--- begin DATA PROVIDED ---
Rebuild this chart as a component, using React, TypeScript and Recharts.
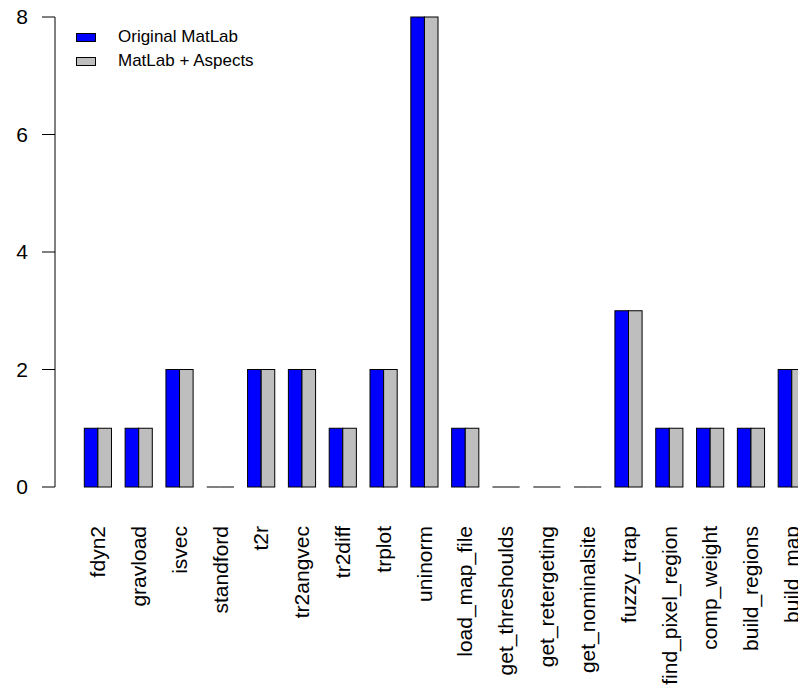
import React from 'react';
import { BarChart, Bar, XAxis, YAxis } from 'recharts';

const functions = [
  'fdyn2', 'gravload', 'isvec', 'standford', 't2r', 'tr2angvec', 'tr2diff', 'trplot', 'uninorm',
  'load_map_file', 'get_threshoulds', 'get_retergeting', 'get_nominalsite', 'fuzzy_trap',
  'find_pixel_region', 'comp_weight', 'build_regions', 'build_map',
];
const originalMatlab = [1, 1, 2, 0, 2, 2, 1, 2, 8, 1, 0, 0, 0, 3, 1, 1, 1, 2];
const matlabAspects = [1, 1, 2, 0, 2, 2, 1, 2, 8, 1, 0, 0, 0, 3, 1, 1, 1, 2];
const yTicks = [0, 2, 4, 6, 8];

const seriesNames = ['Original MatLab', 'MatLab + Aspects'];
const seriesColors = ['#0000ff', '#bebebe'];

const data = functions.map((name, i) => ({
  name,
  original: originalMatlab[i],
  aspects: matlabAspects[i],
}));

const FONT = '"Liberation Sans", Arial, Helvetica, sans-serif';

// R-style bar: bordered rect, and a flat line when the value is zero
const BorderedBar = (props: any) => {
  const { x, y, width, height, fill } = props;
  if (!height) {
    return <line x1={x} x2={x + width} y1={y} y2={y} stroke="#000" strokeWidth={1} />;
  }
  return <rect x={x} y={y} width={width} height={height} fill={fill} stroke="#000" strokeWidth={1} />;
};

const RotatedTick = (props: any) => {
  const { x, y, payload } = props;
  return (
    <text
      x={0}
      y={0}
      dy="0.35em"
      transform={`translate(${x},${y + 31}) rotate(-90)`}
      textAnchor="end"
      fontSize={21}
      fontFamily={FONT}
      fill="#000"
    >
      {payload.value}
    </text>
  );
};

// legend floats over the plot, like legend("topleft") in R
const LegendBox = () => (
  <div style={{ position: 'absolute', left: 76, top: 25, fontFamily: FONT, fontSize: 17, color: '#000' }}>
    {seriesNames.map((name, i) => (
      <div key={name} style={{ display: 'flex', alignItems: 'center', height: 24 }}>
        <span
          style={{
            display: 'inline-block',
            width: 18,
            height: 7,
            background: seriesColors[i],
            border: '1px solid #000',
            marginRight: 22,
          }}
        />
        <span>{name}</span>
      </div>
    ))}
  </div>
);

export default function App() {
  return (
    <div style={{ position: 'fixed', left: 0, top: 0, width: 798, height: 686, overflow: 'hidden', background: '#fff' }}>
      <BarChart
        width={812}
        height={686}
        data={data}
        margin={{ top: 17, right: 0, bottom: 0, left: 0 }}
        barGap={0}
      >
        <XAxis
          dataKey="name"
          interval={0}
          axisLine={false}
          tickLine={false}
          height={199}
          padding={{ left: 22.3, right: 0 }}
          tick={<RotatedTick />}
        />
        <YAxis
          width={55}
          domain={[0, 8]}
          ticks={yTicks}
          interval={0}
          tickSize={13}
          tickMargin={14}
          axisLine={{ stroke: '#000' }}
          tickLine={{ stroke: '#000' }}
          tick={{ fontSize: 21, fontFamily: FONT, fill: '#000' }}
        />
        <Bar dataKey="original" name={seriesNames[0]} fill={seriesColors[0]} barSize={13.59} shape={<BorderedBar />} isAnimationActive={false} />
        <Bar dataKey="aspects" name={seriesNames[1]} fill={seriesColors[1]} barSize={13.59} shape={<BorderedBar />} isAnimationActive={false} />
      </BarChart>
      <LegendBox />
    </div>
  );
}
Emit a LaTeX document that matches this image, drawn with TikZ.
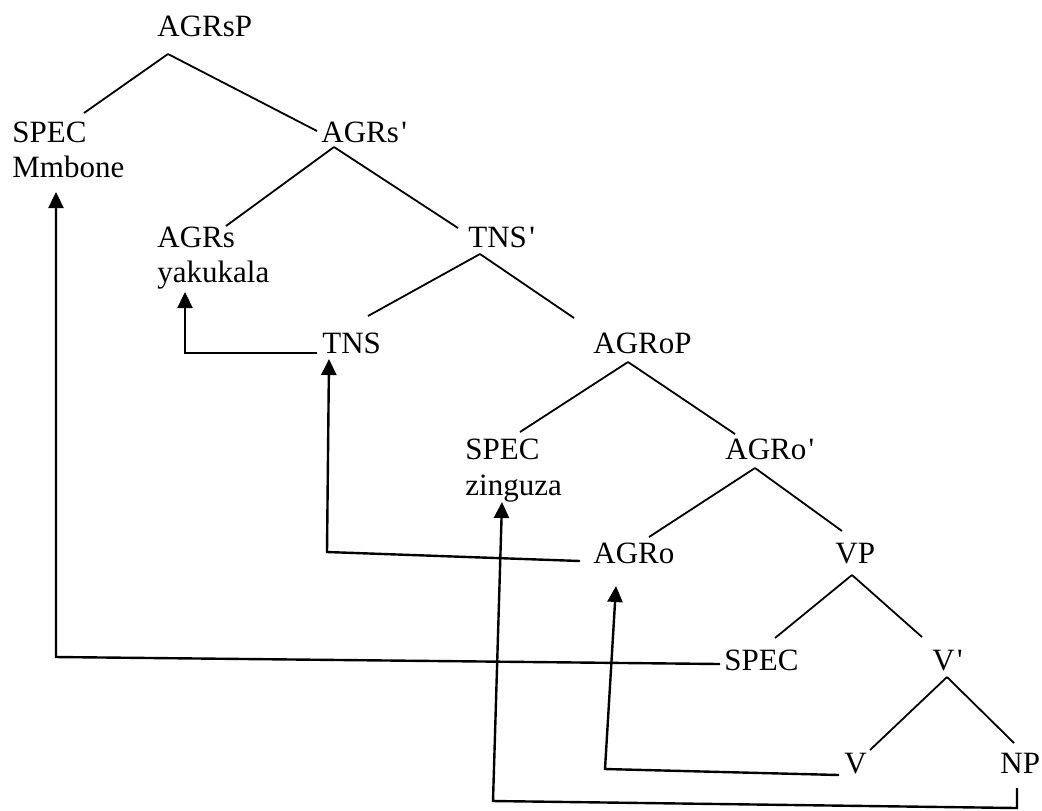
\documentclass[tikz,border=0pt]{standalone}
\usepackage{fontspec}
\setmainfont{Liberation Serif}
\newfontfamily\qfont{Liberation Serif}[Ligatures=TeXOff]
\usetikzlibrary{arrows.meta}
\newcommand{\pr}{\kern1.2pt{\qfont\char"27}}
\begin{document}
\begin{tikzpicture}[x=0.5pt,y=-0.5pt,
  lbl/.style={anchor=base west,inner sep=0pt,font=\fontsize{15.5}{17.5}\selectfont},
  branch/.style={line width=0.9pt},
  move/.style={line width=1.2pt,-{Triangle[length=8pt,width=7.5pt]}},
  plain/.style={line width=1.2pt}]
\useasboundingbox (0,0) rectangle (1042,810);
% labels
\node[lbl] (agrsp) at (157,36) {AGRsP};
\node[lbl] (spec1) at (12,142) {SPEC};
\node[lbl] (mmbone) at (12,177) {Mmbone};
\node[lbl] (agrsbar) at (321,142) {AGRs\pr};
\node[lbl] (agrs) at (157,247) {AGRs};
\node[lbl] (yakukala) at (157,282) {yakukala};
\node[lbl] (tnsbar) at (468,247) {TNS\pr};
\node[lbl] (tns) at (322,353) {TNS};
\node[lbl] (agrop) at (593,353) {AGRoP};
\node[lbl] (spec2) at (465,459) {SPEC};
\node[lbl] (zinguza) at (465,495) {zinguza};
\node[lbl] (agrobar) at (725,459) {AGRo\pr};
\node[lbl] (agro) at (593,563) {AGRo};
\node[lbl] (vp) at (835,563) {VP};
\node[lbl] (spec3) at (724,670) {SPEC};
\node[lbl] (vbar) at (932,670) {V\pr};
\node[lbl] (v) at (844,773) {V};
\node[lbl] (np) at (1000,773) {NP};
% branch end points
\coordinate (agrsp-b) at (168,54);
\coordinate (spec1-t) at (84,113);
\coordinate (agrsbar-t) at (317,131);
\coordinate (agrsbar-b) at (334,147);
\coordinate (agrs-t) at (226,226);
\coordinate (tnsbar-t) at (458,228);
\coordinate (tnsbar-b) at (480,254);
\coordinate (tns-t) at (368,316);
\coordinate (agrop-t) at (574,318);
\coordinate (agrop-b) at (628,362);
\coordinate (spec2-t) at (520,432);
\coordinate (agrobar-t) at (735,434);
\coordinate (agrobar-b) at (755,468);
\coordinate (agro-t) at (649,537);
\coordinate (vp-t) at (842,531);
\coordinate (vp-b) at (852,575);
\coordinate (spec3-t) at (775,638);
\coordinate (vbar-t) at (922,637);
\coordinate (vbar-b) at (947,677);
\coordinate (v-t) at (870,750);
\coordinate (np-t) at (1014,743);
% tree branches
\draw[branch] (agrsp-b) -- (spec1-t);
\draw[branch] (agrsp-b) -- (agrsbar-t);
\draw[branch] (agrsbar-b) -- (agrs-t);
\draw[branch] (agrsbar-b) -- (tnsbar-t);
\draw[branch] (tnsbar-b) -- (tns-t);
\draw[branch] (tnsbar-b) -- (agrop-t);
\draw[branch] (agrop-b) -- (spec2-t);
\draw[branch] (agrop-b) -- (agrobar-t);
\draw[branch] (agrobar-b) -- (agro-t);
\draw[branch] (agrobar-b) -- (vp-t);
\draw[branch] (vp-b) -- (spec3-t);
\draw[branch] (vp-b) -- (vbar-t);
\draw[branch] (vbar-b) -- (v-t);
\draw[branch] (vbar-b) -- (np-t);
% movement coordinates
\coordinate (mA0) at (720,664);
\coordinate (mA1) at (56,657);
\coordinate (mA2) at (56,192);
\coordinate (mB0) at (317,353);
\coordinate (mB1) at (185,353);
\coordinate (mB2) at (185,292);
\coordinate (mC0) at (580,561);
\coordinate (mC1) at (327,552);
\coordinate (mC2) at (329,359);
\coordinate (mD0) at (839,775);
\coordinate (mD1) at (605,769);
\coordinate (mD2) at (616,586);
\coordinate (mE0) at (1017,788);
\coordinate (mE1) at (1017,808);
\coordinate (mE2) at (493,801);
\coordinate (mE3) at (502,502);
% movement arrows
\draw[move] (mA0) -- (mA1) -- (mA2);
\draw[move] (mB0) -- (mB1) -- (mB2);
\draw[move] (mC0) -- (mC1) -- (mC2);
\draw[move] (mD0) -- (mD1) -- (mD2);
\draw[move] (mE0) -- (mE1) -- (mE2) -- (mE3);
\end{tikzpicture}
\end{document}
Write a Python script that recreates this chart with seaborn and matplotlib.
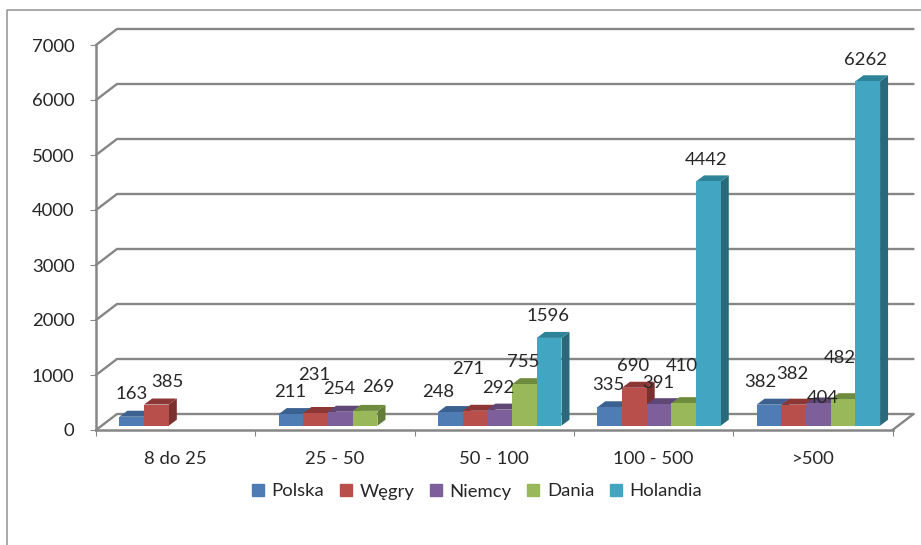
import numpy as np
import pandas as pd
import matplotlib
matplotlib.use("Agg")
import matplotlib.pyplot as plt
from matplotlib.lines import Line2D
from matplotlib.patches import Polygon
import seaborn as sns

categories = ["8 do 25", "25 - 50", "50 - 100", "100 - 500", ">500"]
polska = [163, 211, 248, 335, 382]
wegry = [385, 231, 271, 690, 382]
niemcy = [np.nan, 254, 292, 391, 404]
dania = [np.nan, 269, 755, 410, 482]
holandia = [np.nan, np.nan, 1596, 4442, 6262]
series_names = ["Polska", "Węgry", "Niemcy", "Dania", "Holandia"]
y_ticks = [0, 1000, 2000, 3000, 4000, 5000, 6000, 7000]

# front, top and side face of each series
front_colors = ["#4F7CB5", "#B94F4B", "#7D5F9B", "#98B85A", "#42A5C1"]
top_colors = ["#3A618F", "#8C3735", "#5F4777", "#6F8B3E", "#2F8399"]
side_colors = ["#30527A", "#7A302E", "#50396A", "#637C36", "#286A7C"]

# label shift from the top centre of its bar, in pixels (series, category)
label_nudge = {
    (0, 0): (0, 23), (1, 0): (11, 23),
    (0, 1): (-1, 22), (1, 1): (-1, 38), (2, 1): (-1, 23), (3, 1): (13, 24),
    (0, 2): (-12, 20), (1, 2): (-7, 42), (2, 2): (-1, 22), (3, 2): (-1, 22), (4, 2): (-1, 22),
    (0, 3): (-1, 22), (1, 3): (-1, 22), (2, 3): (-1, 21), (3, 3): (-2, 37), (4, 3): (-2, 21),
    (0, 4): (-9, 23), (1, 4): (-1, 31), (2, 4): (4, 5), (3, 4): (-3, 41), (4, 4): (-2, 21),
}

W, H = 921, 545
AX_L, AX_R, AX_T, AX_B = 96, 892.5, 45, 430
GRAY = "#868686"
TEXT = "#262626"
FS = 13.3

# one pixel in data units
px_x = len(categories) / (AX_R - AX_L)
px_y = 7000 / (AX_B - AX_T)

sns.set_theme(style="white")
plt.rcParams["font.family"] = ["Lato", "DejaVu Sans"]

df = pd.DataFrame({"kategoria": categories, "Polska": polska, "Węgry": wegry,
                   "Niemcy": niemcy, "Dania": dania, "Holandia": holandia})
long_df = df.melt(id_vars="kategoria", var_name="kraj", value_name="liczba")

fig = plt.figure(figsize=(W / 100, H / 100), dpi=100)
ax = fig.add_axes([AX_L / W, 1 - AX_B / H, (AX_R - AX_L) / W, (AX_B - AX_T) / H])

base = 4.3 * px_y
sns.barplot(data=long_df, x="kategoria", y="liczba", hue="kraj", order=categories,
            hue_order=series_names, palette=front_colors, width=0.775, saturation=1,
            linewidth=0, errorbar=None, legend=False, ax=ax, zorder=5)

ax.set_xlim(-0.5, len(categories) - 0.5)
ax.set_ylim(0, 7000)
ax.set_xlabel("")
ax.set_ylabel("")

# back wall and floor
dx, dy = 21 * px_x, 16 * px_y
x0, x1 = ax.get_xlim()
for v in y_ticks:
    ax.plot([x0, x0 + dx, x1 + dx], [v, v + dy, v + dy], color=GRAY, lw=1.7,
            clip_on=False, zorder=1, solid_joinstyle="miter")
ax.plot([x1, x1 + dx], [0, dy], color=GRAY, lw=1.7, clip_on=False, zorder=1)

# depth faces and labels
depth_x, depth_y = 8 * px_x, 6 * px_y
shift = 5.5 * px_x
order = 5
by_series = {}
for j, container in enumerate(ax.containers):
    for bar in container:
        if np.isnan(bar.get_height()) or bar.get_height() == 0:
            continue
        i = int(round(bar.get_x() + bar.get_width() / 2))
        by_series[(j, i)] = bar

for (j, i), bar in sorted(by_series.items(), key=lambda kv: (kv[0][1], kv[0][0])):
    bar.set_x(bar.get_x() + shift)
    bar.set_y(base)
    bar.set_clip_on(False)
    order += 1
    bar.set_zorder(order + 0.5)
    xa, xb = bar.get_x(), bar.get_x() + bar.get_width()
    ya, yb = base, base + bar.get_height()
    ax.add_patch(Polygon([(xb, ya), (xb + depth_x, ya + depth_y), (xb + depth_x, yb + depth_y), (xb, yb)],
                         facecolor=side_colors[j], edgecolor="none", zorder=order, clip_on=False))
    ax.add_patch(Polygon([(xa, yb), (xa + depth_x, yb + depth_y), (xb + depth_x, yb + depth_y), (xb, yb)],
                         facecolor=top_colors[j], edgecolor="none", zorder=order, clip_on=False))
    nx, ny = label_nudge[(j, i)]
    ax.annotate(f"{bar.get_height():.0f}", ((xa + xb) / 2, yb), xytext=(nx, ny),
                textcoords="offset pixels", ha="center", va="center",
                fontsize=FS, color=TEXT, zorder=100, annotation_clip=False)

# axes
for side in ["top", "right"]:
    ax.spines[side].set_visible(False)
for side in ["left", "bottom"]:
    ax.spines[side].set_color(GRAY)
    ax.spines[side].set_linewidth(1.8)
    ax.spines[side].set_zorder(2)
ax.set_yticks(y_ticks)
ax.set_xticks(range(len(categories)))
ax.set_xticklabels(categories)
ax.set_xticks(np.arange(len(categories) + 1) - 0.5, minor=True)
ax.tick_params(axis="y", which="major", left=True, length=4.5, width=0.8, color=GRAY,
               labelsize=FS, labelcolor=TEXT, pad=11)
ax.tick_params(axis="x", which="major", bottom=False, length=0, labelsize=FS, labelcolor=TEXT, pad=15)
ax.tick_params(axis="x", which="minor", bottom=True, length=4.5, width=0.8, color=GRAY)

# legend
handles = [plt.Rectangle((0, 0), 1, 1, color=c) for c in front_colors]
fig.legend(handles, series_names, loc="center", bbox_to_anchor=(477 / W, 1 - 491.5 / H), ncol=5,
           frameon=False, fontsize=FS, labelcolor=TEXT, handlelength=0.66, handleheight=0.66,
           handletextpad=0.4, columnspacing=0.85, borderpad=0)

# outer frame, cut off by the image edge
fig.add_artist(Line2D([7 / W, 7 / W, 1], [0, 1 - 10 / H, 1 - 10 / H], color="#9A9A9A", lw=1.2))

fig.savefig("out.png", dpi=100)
--- end DATA PROVIDED ---
GOAL OF THE EXERCISE:
Scan the data above and copy every line with "image" in it.

RESPONSE FOR THIS EXERCISE:
Emit a LaTeX document that matches this image, drawn with TikZ.
# outer frame, cut off by the image edge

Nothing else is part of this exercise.